On z-coloring and b∗-coloring of graphs as improved variants of the b-coloring

Abstract

Let $G$ be a simple graph and $c$ a proper vertex coloring of $G$. A vertex $u$ is called b-vertex in $(G,c)$ if all colors except $c\left(u\right)$ appear in the neighborhood of $u$. By a $b^{\ast }$-coloring of $G$ using colors $\{1,\dots ,k\}$ we define a proper vertex coloring $c$ such that there is a b-vertex $u$ (called nice vertex) such that $u$ is adjacent to a b-vertex of color $j$ for each $j\in \{1,\dots ,k\}$ with $j\ne c\left(u\right)$. The $b^{\ast }$-chromatic number of $G$, denoted by $b^{\ast }\left(G\right)$ is the largest integer $k$ such that $G$ has a $b^{\ast }$-coloring using $k$ colors. Every graph $G$ admits a $b^{\ast }$-coloring which is an improvement over the famous b-coloring.
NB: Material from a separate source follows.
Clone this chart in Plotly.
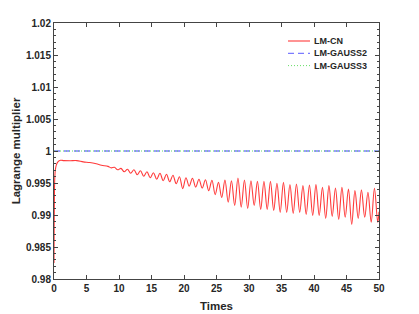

A z-coloring of $G$ is a coloring $c$ using colors $\{1,2,\dots ,k\}$ containing a nice vertex of color $k$ such that for each two colors $i<j$, each vertex of color $j$ has a neighbor of color $i$ in the graph (i.e. $c$ is obtained from a Grundy-coloring of $G$). We prove that $b^{\ast }\left(G\right)$ cannot be approximated within any constant factor unless $P=\mathrm{NP}$. We obtain results for $b^{\ast }$-coloring and z-coloring of block graphs, cacti, $P_4$-sparse graphs, pseudo-split graphs and graphs with girth greater than 4. A linear 0-1 programming model is also presented for z-coloring of graphs. The positive results suggest that researches can be focused on $b^{\ast }$-coloring (or z-coloring) instead of b-coloring of graphs.